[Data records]
>> BEGIN

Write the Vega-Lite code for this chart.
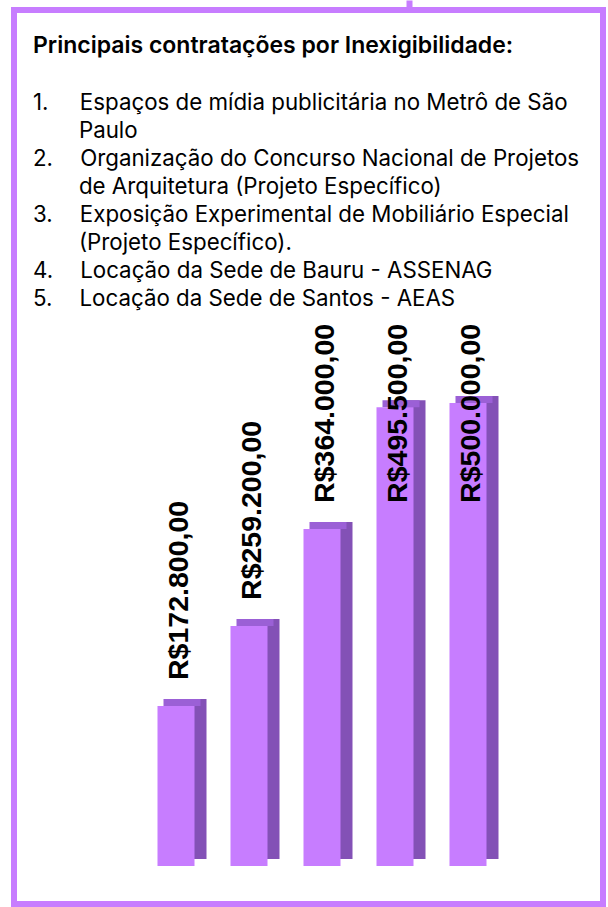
{
  "$schema": "https://vega.github.io/schema/vega-lite/v6.json",
  "autosize": {"type": "none"},
  "width": 589,
  "height": 894,
  "padding": {"left": 14, "top": 10, "right": 5, "bottom": 3},
  "background": "white",
  "view": {"stroke": "#c77dff", "strokeWidth": 6, "fill": "white"},
  "title": {
    "text": "Principais contratações por Inexigibilidade:",
    "subtitle": [
      "1.\u00a0\u00a0\u00a0\u00a0\u00a0Espaços de mídia publicitária no Metrô de São",
      "\u2060\u00a0\u00a0\u00a0\u00a0\u00a0\u00a0\u00a0\u200aPaulo",
      "2.\u00a0\u00a0\u00a0\u00a0\u200aOrganização do Concurso Nacional de Projetos",
      "\u2060\u00a0\u00a0\u00a0\u00a0\u00a0\u00a0\u00a0\u200ade Arquitetura (Projeto Específico)",
      "3.\u00a0\u00a0\u00a0\u00a0\u200aExposição Experimental de Mobiliário Especial",
      "\u2060\u00a0\u00a0\u00a0\u00a0\u00a0\u00a0\u00a0\u200a(Projeto Específico).",
      "4.\u00a0\u00a0\u00a0\u00a0\u200aLocação da Sede de Bauru - ASSENAG",
      "5.\u00a0\u00a0\u00a0\u00a0\u200aLocação da Sede de Santos - AEAS"
    ],
    "anchor": "start",
    "frame": "group",
    "orient": "top",
    "offset": -273,
    "dx": 19,
    "dy": 40,
    "font": "Inter",
    "fontSize": 23,
    "fontWeight": 600,
    "color": "#000000",
    "subtitleFont": "Inter",
    "subtitleFontSize": 22.3,
    "subtitleColor": "#000000",
    "subtitleLineHeight": 28,
    "subtitlePadding": 34
  },
  "data": {
    "values": [
      {"item": "1", "value": 172800, "label": "R$172.800,00"},
      {"item": "2", "value": 259200, "label": "R$259.200,00"},
      {"item": "3", "value": 364000, "label": "R$364.000,00"},
      {"item": "4", "value": 495500, "label": "R$495.500,00"},
      {"item": "5", "value": 500000, "label": "R$500.000,00"}
    ]
  },
  "encoding": {
    "x": {
      "field": "item",
      "type": "ordinal",
      "sort": null,
      "scale": {"paddingInner": 0.493, "paddingOuter": 0, "range": [143.5, 472.5]},
      "axis": {
        "orient": "top",
        "values": ["4"],
        "labels": false,
        "domain": false,
        "grid": false,
        "ticks": true,
        "tickSize": 10,
        "tickWidth": 6,
        "tickColor": "#c77dff",
        "tickOffset": 14,
        "title": null
      }
    }
  },
  "layer": [
    {
      "mark": {"type": "bar", "color": "#8351b6", "xOffset": 12, "yOffset": -7, "y2Offset": -7},
      "encoding": {
        "y": {"field": "value", "type": "quantitative", "scale": {"domain": [0, 500000], "range": [856, 393]}, "axis": null}
      }
    },
    {
      "mark": {"type": "bar", "color": "#9b60d6", "xOffset": 6, "yOffset": -7, "y2Offset": 0},
      "encoding": {
        "y": {"field": "value", "type": "quantitative", "scale": {"domain": [0, 500000], "range": [856, 393]}, "axis": null},
        "y2": {"field": "value"}
      }
    },
    {
      "mark": {"type": "bar", "color": "#c77dff"},
      "encoding": {
        "y": {"field": "value", "type": "quantitative", "scale": {"domain": [0, 500000], "range": [856, 393]}, "axis": null}
      }
    },
    {
      "mark": {"type": "text", "angle": 270, "align": "left", "baseline": "middle", "dx": 26, "xOffset": 3, "font": "Liberation Sans", "fontSize": 28.5, "fontWeight": "bold", "color": "#000000"},
      "encoding": {
        "y": {"field": "value", "type": "quantitative", "scale": {"domain": [0, 364000], "range": [856, 518.9], "clamp": true}, "axis": null},
        "text": {"field": "label"}
      }
    }
  ],
  "resolve": {"scale": {"y": "independent"}}
}
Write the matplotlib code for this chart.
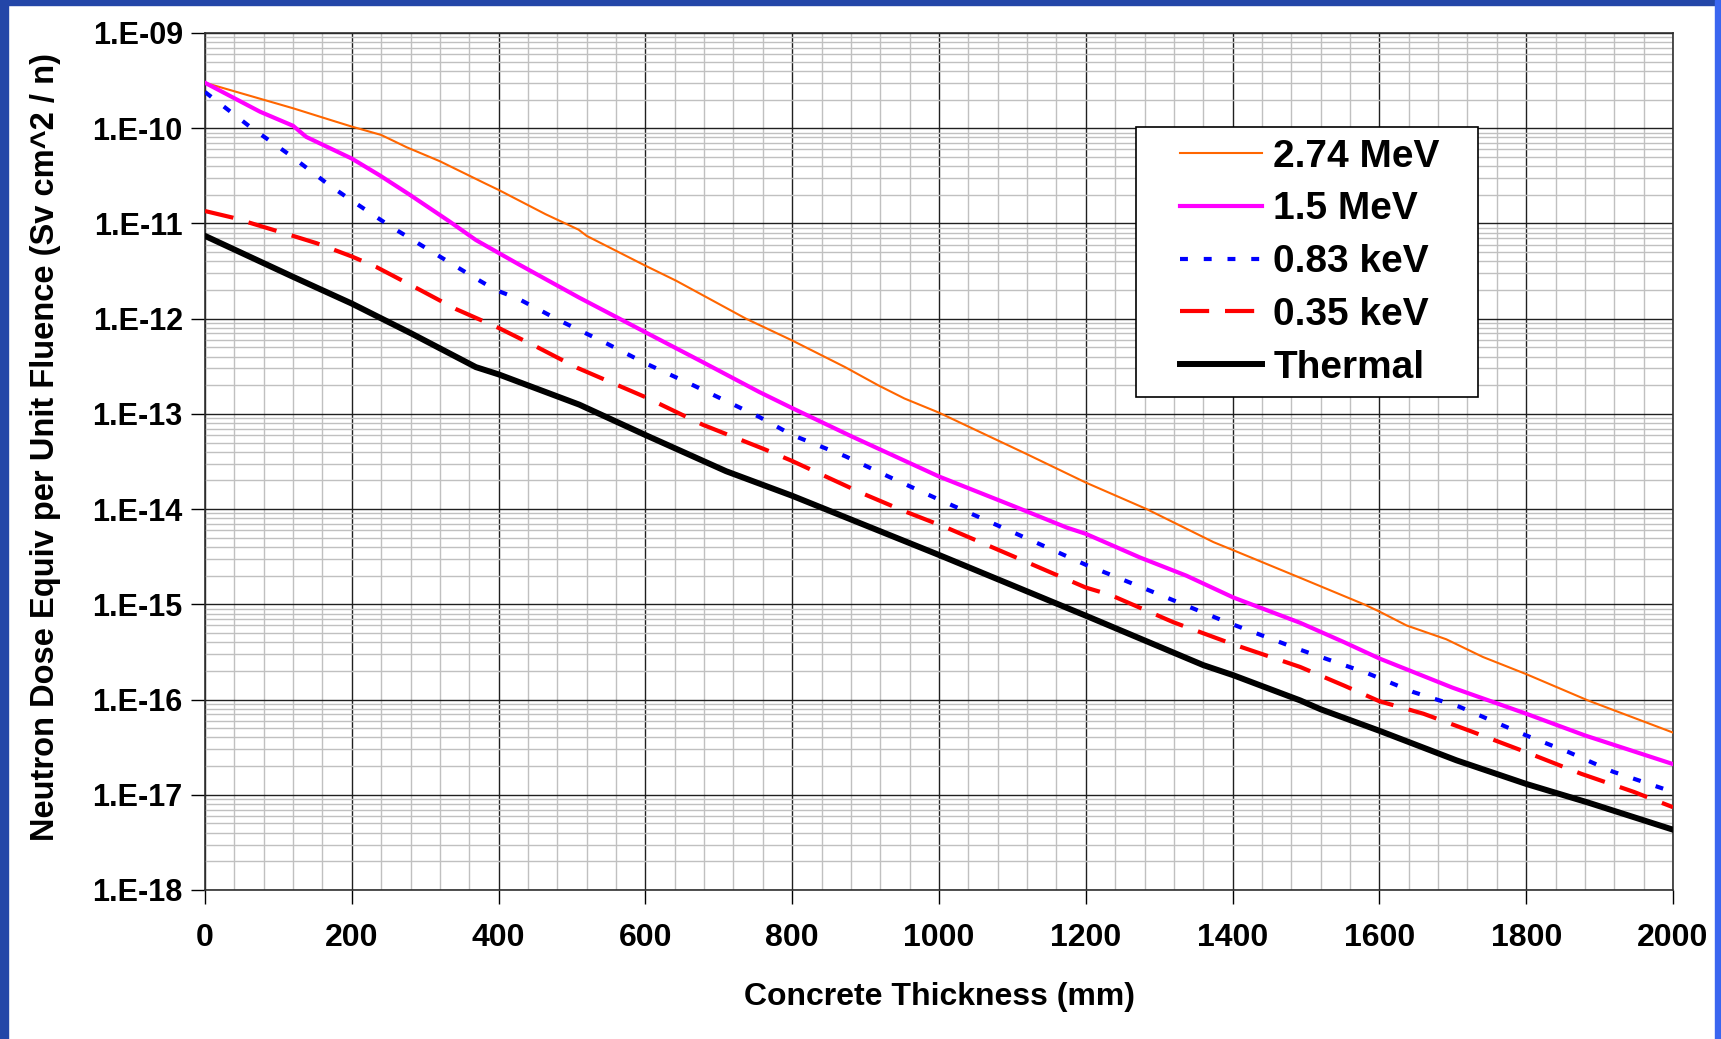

>> END

→ **Short task**: Can you retype every record above exactly, leaving out the pictures?

→ **The response**:
Write the Vega-Lite code for this chart.
{
  "$schema": "https://vega.github.io/schema/vega-lite/v6.json",
  "autosize": {"type": "none"},
  "width": 589,
  "height": 894,
  "padding": {"left": 14, "top": 10, "right": 5, "bottom": 3},
  "background": "white",
  "view": {"stroke": "#c77dff", "strokeWidth": 6, "fill": "white"},
  "title": {
    "text": "Principais contratações por Inexigibilidade:",
    "subtitle": [
      "1.\u00a0\u00a0\u00a0\u00a0\u00a0Espaços de mídia publicitária no Metrô de São",
      "\u2060\u00a0\u00a0\u00a0\u00a0\u00a0\u00a0\u00a0\u200aPaulo",
      "2.\u00a0\u00a0\u00a0\u00a0\u200aOrganização do Concurso Nacional de Projetos",
      "\u2060\u00a0\u00a0\u00a0\u00a0\u00a0\u00a0\u00a0\u200ade Arquitetura (Projeto Específico)",
      "3.\u00a0\u00a0\u00a0\u00a0\u200aExposição Experimental de Mobiliário Especial",
      "\u2060\u00a0\u00a0\u00a0\u00a0\u00a0\u00a0\u00a0\u200a(Projeto Específico).",
      "4.\u00a0\u00a0\u00a0\u00a0\u200aLocação da Sede de Bauru - ASSENAG",
      "5.\u00a0\u00a0\u00a0\u00a0\u200aLocação da Sede de Santos - AEAS"
    ],
    "anchor": "start",
    "frame": "group",
    "orient": "top",
    "offset": -273,
    "dx": 19,
    "dy": 40,
    "font": "Inter",
    "fontSize": 23,
    "fontWeight": 600,
    "color": "#000000",
    "subtitleFont": "Inter",
    "subtitleFontSize": 22.3,
    "subtitleColor": "#000000",
    "subtitleLineHeight": 28,
    "subtitlePadding": 34
  },
  "data": {
    "values": [
      {"item": "1", "value": 172800, "label": "R$172.800,00"},
      {"item": "2", "value": 259200, "label": "R$259.200,00"},
      {"item": "3", "value": 364000, "label": "R$364.000,00"},
      {"item": "4", "value": 495500, "label": "R$495.500,00"},
      {"item": "5", "value": 500000, "label": "R$500.000,00"}
    ]
  },
  "encoding": {
    "x": {
      "field": "item",
      "type": "ordinal",
      "sort": null,
      "scale": {"paddingInner": 0.493, "paddingOuter": 0, "range": [143.5, 472.5]},
      "axis": {
        "orient": "top",
        "values": ["4"],
        "labels": false,
        "domain": false,
        "grid": false,
        "ticks": true,
        "tickSize": 10,
        "tickWidth": 6,
        "tickColor": "#c77dff",
        "tickOffset": 14,
        "title": null
      }
    }
  },
  "layer": [
    {
      "mark": {"type": "bar", "color": "#8351b6", "xOffset": 12, "yOffset": -7, "y2Offset": -7},
      "encoding": {
        "y": {"field": "value", "type": "quantitative", "scale": {"domain": [0, 500000], "range": [856, 393]}, "axis": null}
      }
    },
    {
      "mark": {"type": "bar", "color": "#9b60d6", "xOffset": 6, "yOffset": -7, "y2Offset": 0},
      "encoding": {
        "y": {"field": "value", "type": "quantitative", "scale": {"domain": [0, 500000], "range": [856, 393]}, "axis": null},
        "y2": {"field": "value"}
      }
    },
    {
      "mark": {"type": "bar", "color": "#c77dff"},
      "encoding": {
        "y": {"field": "value", "type": "quantitative", "scale": {"domain": [0, 500000], "range": [856, 393]}, "axis": null}
      }
    },
    {
      "mark": {"type": "text", "angle": 270, "align": "left", "baseline": "middle", "dx": 26, "xOffset": 3, "font": "Liberation Sans", "fontSize": 28.5, "fontWeight": "bold", "color": "#000000"},
      "encoding": {
        "y": {"field": "value", "type": "quantitative", "scale": {"domain": [0, 364000], "range": [856, 518.9], "clamp": true}, "axis": null},
        "text": {"field": "label"}
      }
    }
  ],
  "resolve": {"scale": {"y": "independent"}}
}
Write the matplotlib code for this chart.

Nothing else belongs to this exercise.